An electrolytic cell produces aluminum from \(\mathrm{Al}_{2} \mathrm{O}_{3}\) at the rate of ten kilograms a day. Assuming a yield of \(100 \%\), (a) how many moles of electrons must pass through the cell in one day? (b) how many amperes are passing through the cell? (c) how many moles of oxygen \(\left(\mathrm{O}_{2}\right)\) are being produced simultaneously?

To convert the mass of aluminum produced into moles, we will use the molar mass of aluminum. The molar mass of aluminum (\(\mathrm{Al}\)) is approximately 26.98 g/mol. So, we have: \(10\,\text{kg} \cdot \frac{1000\,\text{g}}{1\,\text{kg}} \cdot \frac{1\,\text{mol}}{26.98\,\text{g}} \approx 370.64\,\text{moles}\) of \(\mathrm{Al}\) So, the cell produces approximately 370.64 moles of aluminum per day.
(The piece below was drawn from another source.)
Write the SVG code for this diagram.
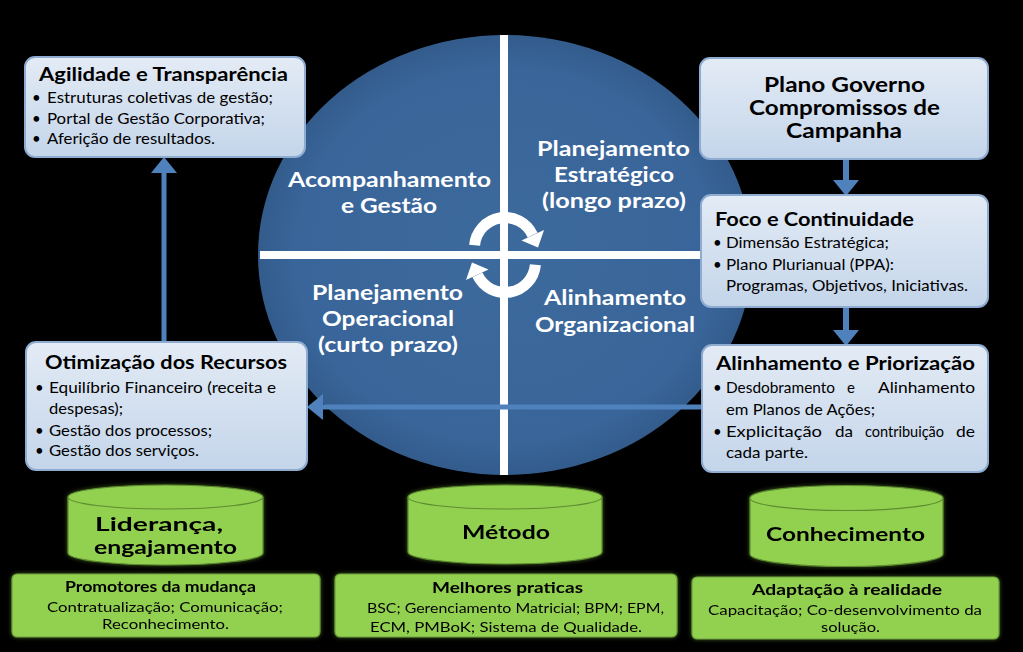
<svg xmlns="http://www.w3.org/2000/svg" width="1023" height="652" viewBox="0 0 1023 652">
<defs>
<linearGradient id="gBlue" x1="0" y1="0" x2="0" y2="1">
<stop offset="0" stop-color="#E3EBF5"/>
<stop offset="1" stop-color="#C4D5EA"/>
</linearGradient>
<radialGradient id="gCircle" cx="0.5" cy="0.5" r="0.5">
<stop offset="0" stop-color="#3D6A9C"/>
<stop offset="0.85" stop-color="#39659A"/>
<stop offset="1" stop-color="#335C8C"/>
</radialGradient>
<filter id="glow" x="-10%" y="-20%" width="120%" height="140%">
<feGaussianBlur in="SourceAlpha" stdDeviation="2" result="b"/>
<feFlood flood-color="#79B83C" flood-opacity="0.5"/>
<feComposite in2="b" operator="in" result="g"/>
<feMerge><feMergeNode in="g"/><feMergeNode in="SourceGraphic"/></feMerge>
</filter>
<marker id="ah" markerUnits="userSpaceOnUse" markerWidth="16" markerHeight="26" viewBox="0 0 16 26" refX="0" refY="13" orient="auto">
<path d="M0,0 L16,13 L0,26 Z" fill="#4F81BD"/>
</marker>
</defs>
<style>
.box{fill:url(#gBlue);stroke:#8EABD0;stroke-width:2}
.gbox{fill:#92D050;stroke:#6E9F3A;stroke-width:1.2}
.cyl{fill:#92D050;stroke:#5F8D30;stroke-width:1.2}
.t{font-family:Lato,"Open Sans",sans-serif;fill:#000}
.h{font-weight:bold;font-size:19px}
.b{font-size:15px}
.w{font-family:Lato,"Open Sans",sans-serif;fill:#fff;font-weight:bold;font-size:21px}
.cy{font-weight:bold;font-size:19px}
.gh{font-weight:bold;font-size:15px}
.gb{font-size:14px}
.conn{stroke:#4F81BD;fill:none;marker-end:url(#ah)}
</style>
<rect width="1023" height="652" fill="#000"/>

<g id="cycle">
<ellipse cx="505" cy="255" rx="247" ry="220" fill="url(#gCircle)"/>
<rect x="500" y="35" width="8" height="440" fill="#fff"/>
<rect x="260" y="251" width="442" height="8" fill="#fff"/>
<g id="cyclearrows" fill="#fff">
<g>
<path d="M474.6,245.3 A30.5,30.5 0 0 1 532.6,235.1" stroke="#fff" stroke-width="11" fill="none"/>
<path d="M544,230 L521.5,240.5 L538,247.5 Z"/>
</g>
<g transform="rotate(180 505 255)">
<path d="M474.6,245.3 A30.5,30.5 0 0 1 532.6,235.1" stroke="#fff" stroke-width="11" fill="none"/>
<path d="M544,230 L521.5,240.5 L538,247.5 Z"/>
</g>
</g>
<text class="w" x="288" y="187" textLength="203" lengthAdjust="spacingAndGlyphs">Acompanhamento</text>
<text class="w" x="341" y="213" textLength="96" lengthAdjust="spacingAndGlyphs">e Gestão</text>
<text class="w" x="537" y="156" textLength="153" lengthAdjust="spacingAndGlyphs">Planejamento</text>
<text class="w" x="554" y="182" textLength="120" lengthAdjust="spacingAndGlyphs">Estratégico</text>
<text class="w" x="542" y="208" textLength="144" lengthAdjust="spacingAndGlyphs">(longo prazo)</text>
<text class="w" x="312" y="300" textLength="151" lengthAdjust="spacingAndGlyphs">Planejamento</text>
<text class="w" x="322" y="326" textLength="132" lengthAdjust="spacingAndGlyphs">Operacional</text>
<text class="w" x="318" y="352" textLength="140" lengthAdjust="spacingAndGlyphs">(curto prazo)</text>
<text class="w" x="544" y="305" textLength="142" lengthAdjust="spacingAndGlyphs">Alinhamento</text>
<text class="w" x="535" y="332" textLength="160" lengthAdjust="spacingAndGlyphs">Organizacional</text>
</g>

<g id="connectors">
<path class="conn" d="M164,342 L164,173" stroke-width="5"/>
<path class="conn" d="M846,159 L846,180" stroke-width="6"/>
<path class="conn" d="M846,307 L846,330" stroke-width="6"/>
<path class="conn" d="M702,407 L323,407" stroke-width="5"/>
</g>

<g id="agilidade">
<rect class="box" x="25" y="57" width="280" height="100" rx="10"/>
<text class="t h" x="39" y="81" textLength="249" lengthAdjust="spacingAndGlyphs">Agilidade e Transparência</text>
<text class="t b" x="32" y="103">•</text>
<text class="t b" x="47" y="103" textLength="226" lengthAdjust="spacingAndGlyphs">Estruturas coletivas de gestão;</text>
<text class="t b" x="32" y="124">•</text>
<text class="t b" x="47" y="124" textLength="218" lengthAdjust="spacingAndGlyphs">Portal de Gestão Corporativa;</text>
<text class="t b" x="32" y="144">•</text>
<text class="t b" x="47" y="144" textLength="168" lengthAdjust="spacingAndGlyphs">Aferição de resultados.</text>
</g>

<g id="plano">
<rect class="box" x="700" y="58" width="288" height="101" rx="10"/>
<text class="t" font-weight="bold" font-size="21" x="764" y="92" textLength="161" lengthAdjust="spacingAndGlyphs">Plano Governo</text>
<text class="t" font-weight="bold" font-size="21" x="749" y="115" textLength="191" lengthAdjust="spacingAndGlyphs">Compromissos de</text>
<text class="t" font-weight="bold" font-size="21" x="786" y="138" textLength="116" lengthAdjust="spacingAndGlyphs">Campanha</text>
</g>

<g id="foco">
<rect class="box" x="701" y="195" width="287" height="112" rx="10"/>
<text class="t h" x="715" y="226" textLength="199" lengthAdjust="spacingAndGlyphs">Foco e Continuidade</text>
<text class="t b" x="713" y="248">•</text>
<text class="t b" x="726" y="248" textLength="163" lengthAdjust="spacingAndGlyphs">Dimensão Estratégica;</text>
<text class="t b" x="713" y="270">•</text>
<text class="t b" x="726" y="270" textLength="168" lengthAdjust="spacingAndGlyphs">Plano Plurianual (PPA):</text>
<text class="t b" x="726" y="291" textLength="242" lengthAdjust="spacingAndGlyphs">Programas, Objetivos, Iniciativas.</text>
</g>

<g id="alinhamento">
<rect class="box" x="702" y="345" width="286" height="127" rx="10"/>
<text class="t h" x="716" y="370" textLength="259" lengthAdjust="spacingAndGlyphs">Alinhamento e Priorização</text>
<text class="t b" x="713" y="393">•</text>
<text class="t b" x="726" y="393" textLength="109" lengthAdjust="spacingAndGlyphs">Desdobramento</text>
<text class="t b" x="847" y="393">e</text>
<text class="t b" x="878" y="393" textLength="97" lengthAdjust="spacingAndGlyphs">Alinhamento</text>
<text class="t b" x="726" y="415" textLength="149" lengthAdjust="spacingAndGlyphs">em Planos de Ações;</text>
<text class="t b" x="713" y="437">•</text>
<text class="t b" x="726" y="437" textLength="96" lengthAdjust="spacingAndGlyphs">Explicitação</text>
<text class="t b" x="835" y="437" textLength="18" lengthAdjust="spacingAndGlyphs">da</text>
<text class="t b" x="865" y="437" textLength="79" lengthAdjust="spacingAndGlyphs">contribuição</text>
<text class="t b" x="956" y="437" textLength="19" lengthAdjust="spacingAndGlyphs">de</text>
<text class="t b" x="726" y="458" textLength="82" lengthAdjust="spacingAndGlyphs">cada parte.</text>
</g>

<g id="otimizacao">
<rect class="box" x="26" y="342" width="281" height="128" rx="10"/>
<text class="t h" x="45" y="369" textLength="242" lengthAdjust="spacingAndGlyphs">Otimização dos Recursos</text>
<text class="t b" x="35" y="393">•</text>
<text class="t b" x="49" y="393" textLength="227" lengthAdjust="spacingAndGlyphs">Equilíbrio Financeiro (receita e</text>
<text class="t b" x="49" y="414" textLength="74" lengthAdjust="spacingAndGlyphs">despesas);</text>
<text class="t b" x="35" y="436">•</text>
<text class="t b" x="49" y="436" textLength="163" lengthAdjust="spacingAndGlyphs">Gestão dos processos;</text>
<text class="t b" x="35" y="456">•</text>
<text class="t b" x="49" y="456" textLength="150" lengthAdjust="spacingAndGlyphs">Gestão dos serviços.</text>
</g>

<g id="lideranca" filter="url(#glow)">
<path class="cyl" d="M68,497 L68,553 A97.5,12 0 0 0 263,553 L263,497"/>
<ellipse class="cyl" cx="165.5" cy="497" rx="97.5" ry="12"/>
<text class="t cy" x="95" y="531" textLength="128" lengthAdjust="spacingAndGlyphs">Liderança,</text>
<text class="t cy" x="94" y="554" textLength="143" lengthAdjust="spacingAndGlyphs">engajamento</text>
</g>
<g id="metodo" filter="url(#glow)">
<path class="cyl" d="M408,497 L408,552 A97,12 0 0 0 602,552 L602,497"/>
<ellipse class="cyl" cx="505" cy="497" rx="97" ry="12"/>
<text class="t cy" font-size="21" x="462" y="539" textLength="88" lengthAdjust="spacingAndGlyphs">Método</text>
</g>
<g id="conhecimento" filter="url(#glow)">
<path class="cyl" d="M750,498 L750,554 A96.5,12.5 0 0 0 943,554 L943,498"/>
<ellipse class="cyl" cx="846.5" cy="498" rx="96.5" ry="12.5"/>
<text class="t cy" font-size="21" x="766" y="541" textLength="159" lengthAdjust="spacingAndGlyphs">Conhecimento</text>
</g>

<g id="promotores" filter="url(#glow)">
<rect class="gbox" x="12" y="574" width="308" height="63" rx="5"/>
<text class="t gh" x="65" y="592" textLength="191" lengthAdjust="spacingAndGlyphs">Promotores da mudança</text>
<text class="t gb" x="47" y="612" textLength="236" lengthAdjust="spacingAndGlyphs">Contratualização; Comunicação;</text>
<text class="t gb" x="102" y="629" textLength="127" lengthAdjust="spacingAndGlyphs">Reconhecimento.</text>
</g>
<g id="melhores" filter="url(#glow)">
<rect class="gbox" x="335" y="574" width="342" height="63" rx="5"/>
<text class="t gh" x="432" y="593" textLength="151" lengthAdjust="spacingAndGlyphs">Melhores praticas</text>
<text class="t gb" x="367" y="613" textLength="297" lengthAdjust="spacingAndGlyphs">BSC; Gerenciamento Matricial; BPM; EPM,</text>
<text class="t gb" x="370" y="632" textLength="272" lengthAdjust="spacingAndGlyphs">ECM, PMBoK; Sistema de Qualidade.</text>
</g>
<g id="adaptacao" filter="url(#glow)">
<rect class="gbox" x="692" y="577" width="307" height="62" rx="5"/>
<text class="t gh" x="752" y="595" textLength="190" lengthAdjust="spacingAndGlyphs">Adaptação à realidade</text>
<text class="t gb" x="708" y="615" textLength="274" lengthAdjust="spacingAndGlyphs">Capacitação; Co-desenvolvimento da</text>
<text class="t gb" x="821" y="632" textLength="59" lengthAdjust="spacingAndGlyphs">solução.</text>
</g>
</svg>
Next, we need to recall the balanced redox reaction for aluminum production. In this case, we have: \(\mathrm{Al}^{3+} + 3\,\text{e}^- \rightarrow \mathrm{Al}\) Thus, three moles of electrons are required for each mole of aluminum produced. So, the moles of electrons required for this process are: \(370.64\,\text{moles}\,\mathrm{Al} \cdot \frac{3\,\text{moles\,electrons}}{1\,\text{mole\,Al}} = 1111.93\,\text{moles\,electrons}\) Therefore, 1111.93 moles of electrons must pass through the cell in one day.

Now, we can calculate the current passing through the cell. We know that current is measured in amperes (A), and one ampere is equal to one coulomb of charge per second: \(1\,\text{A} = 1\,\frac{\text{C}}{\text{s}}\) We know that the charge of one mole of electrons is equal to Avogadro's number times the elementary charge. So we have: \(1\,\text{mole}\,\text{electrons=}6.022 \times 10^{23}\,\text{electrons} \cdot 1.6 \times 10^{-19}\,\text{C} \approx 96485\,\text{C}\) Thus, to find the current, we need to convert the moles of electrons per day to coulombs per second: \(\frac{1111.93\,\text{moles\,electrons}}{1\,\text{day}} \cdot \frac{96485\,\text{C}}{\text{mole}\,\text{electrons}} \cdot \frac{1\,\text{day}}{86400\,\text{s}} \approx 1272.74\,\text{A}\) So, approximately 1272.74 amperes are passing through the cell.

Lastly, we will find the moles of oxygen (\(\mathrm{O}_{2}\)) produced simultaneously. The balanced redox reaction for oxygen production is: \(2\,\mathrm{O}^{2-} \rightarrow \mathrm{O}_{2} + 4\,e^-\) We can see from this reaction that two moles of oxygen ions (\(\mathrm{O}^{2-}\)) produce one mole of oxygen gas (\(\mathrm{O}_{2}\)). Since aluminum oxide contains two moles of oxygen ions for each mole of aluminum ions, we can use the moles of aluminum produced to find the moles of oxygen produced: \(370.64\,\text{moles}\,\mathrm{Al} \cdot \frac{1\,\text{mole}\,\mathrm{O}_{2}}{1\,\text{mole}\,\mathrm{Al}} = 370.64\,\text{moles}\,\mathrm{O}_{2}\) Thus, 370.64 moles of oxygen gas are produced simultaneously by the electrolytic cell.